* BEGIN *
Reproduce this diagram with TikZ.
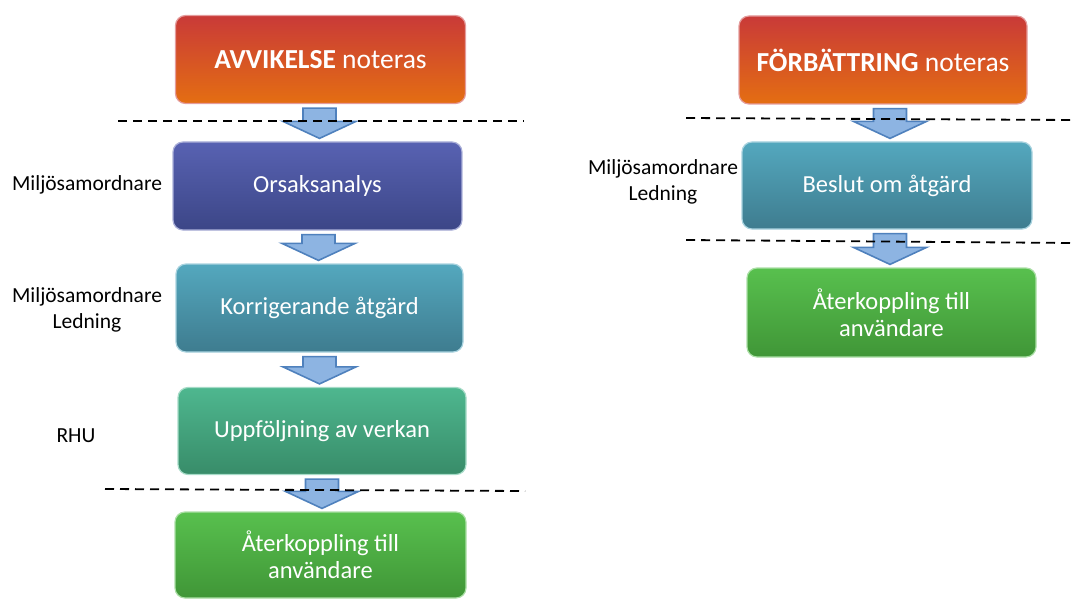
\documentclass[tikz,border=0pt]{standalone}
\usepackage{fontspec}
\setmainfont{Carlito}
\usetikzlibrary{calc}
\definecolor{redT}{RGB}{201,58,56}
\definecolor{redB}{RGB}{228,110,18}
\definecolor{purT}{RGB}{88,98,178}
\definecolor{purB}{RGB}{60,70,135}
\definecolor{tealT}{RGB}{84,168,190}
\definecolor{tealB}{RGB}{62,124,143}
\definecolor{gtT}{RGB}{78,183,143}
\definecolor{gtB}{RGB}{56,140,105}
\definecolor{grT}{RGB}{88,192,78}
\definecolor{grB}{RGB}{64,150,55}
\definecolor{arrFill}{RGB}{141,180,226}
\definecolor{arrLine}{RGB}{79,129,189}
\tikzset{
  box/.style={rounded corners=10pt, inner sep=0pt, text=white, align=center,
    font=\fontsize{24.5}{27}\selectfont, line width=1.2pt},
  redbox/.style={box, top color=redT, bottom color=redB, draw=redT!50!white,
    font=\fontsize{27.5}{30}\selectfont, text depth=-4pt},
  purbox/.style={box, top color=purT, bottom color=purB, draw=purT!50!white},
  tealbox/.style={box, top color=tealT, bottom color=tealB, draw=tealT!50!white},
  gtbox/.style={box, top color=gtT, bottom color=gtB, draw=gtT!50!white},
  grbox/.style={box, top color=grT, bottom color=grB, draw=grT!50!white},
  rolelabel/.style={align=center, text=black, font=\fontsize{21.5}{26}\selectfont, inner sep=0pt},
  blockarr/.style={fill=arrFill, draw=arrLine, line width=1.6pt, line join=miter},
  dashline/.style={draw=black, line width=1.8pt, dash pattern=on 9pt off 6pt}
}
% #1 from node, #2 to node, #3 horizontal shift of the arrow
\newcommand\barrow[3]{%
  \draw[blockarr] let \p1=($(#1.south)+(#3pt,0)$), \p2=(#2.north) in
    (\x1-16.5pt,\y1-4pt) -- (\x1+16.5pt,\y1-4pt) -- (\x1+16.5pt,\y2+20pt)
    -- (\x1+36.5pt,\y2+20pt) -- (\x1,\y2+3pt) -- (\x1-36.5pt,\y2+20pt)
    -- (\x1-16.5pt,\y2+20pt) -- cycle;}
\begin{document}
\begin{tikzpicture}[x=1pt,y=-1pt]
\useasboundingbox (0,0) rectangle (1076,599);
% left column
\node[redbox, minimum width=290pt, minimum height=88pt] (avv) at (320.5,59.5) {\textbf{AVVIKELSE} noteras};
\node[purbox, minimum width=289pt, minimum height=88pt] (ors) at (317.5,186) {Orsaksanalys};
\node[tealbox, minimum width=287pt, minimum height=88pt] (kor) at (319.5,308) {Korrigerande åtgärd};
\node[gtbox, minimum width=288pt, minimum height=87pt] (upp) at (322,431) {Uppföljning av verkan};
\node[grbox, minimum width=291pt, minimum height=86pt] (aterL) at (320.5,555) {Återkoppling till\\användare};
% right column
\node[redbox, minimum width=288pt, minimum height=88pt] (forb) at (883,60) {\textbf{FÖRBÄTTRING} noteras};
\node[tealbox, minimum width=290pt, minimum height=87pt] (bes) at (887,185.5) {Beslut om åtgärd};
\node[grbox, minimum width=289pt, minimum height=89pt] (aterR) at (891.5,312.5) {Återkoppling till\\användare};
% arrows
\barrow{avv}{ors}{-1}
\barrow{ors}{kor}{1}
\barrow{kor}{upp}{0}
\barrow{upp}{aterL}{0}
\barrow{forb}{bes}{7}
\barrow{bes}{aterR}{3}
% dashed lines
\draw[dashline] (118,121) -- (524,121);
\draw[dashline] (105,489) -- (525,491);
\draw[dashline] (686,118) -- (1074,120);
\draw[dashline] (686,240) -- (1074,243);
% role labels
\node[rolelabel] (l1) at (87,185) {Miljösamordnare};
\node[rolelabel] (l2) at (87,310) {Miljösamordnare\\Ledning};
\node[rolelabel] (l3) at (76,436) {RHU};
\node[rolelabel] (l4) at (663,182) {Miljösamordnare\\Ledning};
\end{tikzpicture}
\end{document}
* END *
### EXERCISE DETAILS
Without the pictures, retype the whole of the material above exactly.

### WRITTEN REPLY
Reproduce this diagram with TikZ.
\documentclass[tikz,border=0pt]{standalone}
\usepackage{fontspec}
\setmainfont{Carlito}
\usetikzlibrary{calc}
\definecolor{redT}{RGB}{201,58,56}
\definecolor{redB}{RGB}{228,110,18}
\definecolor{purT}{RGB}{88,98,178}
\definecolor{purB}{RGB}{60,70,135}
\definecolor{tealT}{RGB}{84,168,190}
\definecolor{tealB}{RGB}{62,124,143}
\definecolor{gtT}{RGB}{78,183,143}
\definecolor{gtB}{RGB}{56,140,105}
\definecolor{grT}{RGB}{88,192,78}
\definecolor{grB}{RGB}{64,150,55}
\definecolor{arrFill}{RGB}{141,180,226}
\definecolor{arrLine}{RGB}{79,129,189}
\tikzset{
  box/.style={rounded corners=10pt, inner sep=0pt, text=white, align=center,
    font=\fontsize{24.5}{27}\selectfont, line width=1.2pt},
  redbox/.style={box, top color=redT, bottom color=redB, draw=redT!50!white,
    font=\fontsize{27.5}{30}\selectfont, text depth=-4pt},
  purbox/.style={box, top color=purT, bottom color=purB, draw=purT!50!white},
  tealbox/.style={box, top color=tealT, bottom color=tealB, draw=tealT!50!white},
  gtbox/.style={box, top color=gtT, bottom color=gtB, draw=gtT!50!white},
  grbox/.style={box, top color=grT, bottom color=grB, draw=grT!50!white},
  rolelabel/.style={align=center, text=black, font=\fontsize{21.5}{26}\selectfont, inner sep=0pt},
  blockarr/.style={fill=arrFill, draw=arrLine, line width=1.6pt, line join=miter},
  dashline/.style={draw=black, line width=1.8pt, dash pattern=on 9pt off 6pt}
}
% #1 from node, #2 to node, #3 horizontal shift of the arrow
\newcommand\barrow[3]{%
  \draw[blockarr] let \p1=($(#1.south)+(#3pt,0)$), \p2=(#2.north) in
    (\x1-16.5pt,\y1-4pt) -- (\x1+16.5pt,\y1-4pt) -- (\x1+16.5pt,\y2+20pt)
    -- (\x1+36.5pt,\y2+20pt) -- (\x1,\y2+3pt) -- (\x1-36.5pt,\y2+20pt)
    -- (\x1-16.5pt,\y2+20pt) -- cycle;}
\begin{document}
\begin{tikzpicture}[x=1pt,y=-1pt]
\useasboundingbox (0,0) rectangle (1076,599);
% left column
\node[redbox, minimum width=290pt, minimum height=88pt] (avv) at (320.5,59.5) {\textbf{AVVIKELSE} noteras};
\node[purbox, minimum width=289pt, minimum height=88pt] (ors) at (317.5,186) {Orsaksanalys};
\node[tealbox, minimum width=287pt, minimum height=88pt] (kor) at (319.5,308) {Korrigerande åtgärd};
\node[gtbox, minimum width=288pt, minimum height=87pt] (upp) at (322,431) {Uppföljning av verkan};
\node[grbox, minimum width=291pt, minimum height=86pt] (aterL) at (320.5,555) {Återkoppling till\\användare};
% right column
\node[redbox, minimum width=288pt, minimum height=88pt] (forb) at (883,60) {\textbf{FÖRBÄTTRING} noteras};
\node[tealbox, minimum width=290pt, minimum height=87pt] (bes) at (887,185.5) {Beslut om åtgärd};
\node[grbox, minimum width=289pt, minimum height=89pt] (aterR) at (891.5,312.5) {Återkoppling till\\användare};
% arrows
\barrow{avv}{ors}{-1}
\barrow{ors}{kor}{1}
\barrow{kor}{upp}{0}
\barrow{upp}{aterL}{0}
\barrow{forb}{bes}{7}
\barrow{bes}{aterR}{3}
% dashed lines
\draw[dashline] (118,121) -- (524,121);
\draw[dashline] (105,489) -- (525,491);
\draw[dashline] (686,118) -- (1074,120);
\draw[dashline] (686,240) -- (1074,243);
% role labels
\node[rolelabel] (l1) at (87,185) {Miljösamordnare};
\node[rolelabel] (l2) at (87,310) {Miljösamordnare\\Ledning};
\node[rolelabel] (l3) at (76,436) {RHU};
\node[rolelabel] (l4) at (663,182) {Miljösamordnare\\Ledning};
\end{tikzpicture}
\end{document}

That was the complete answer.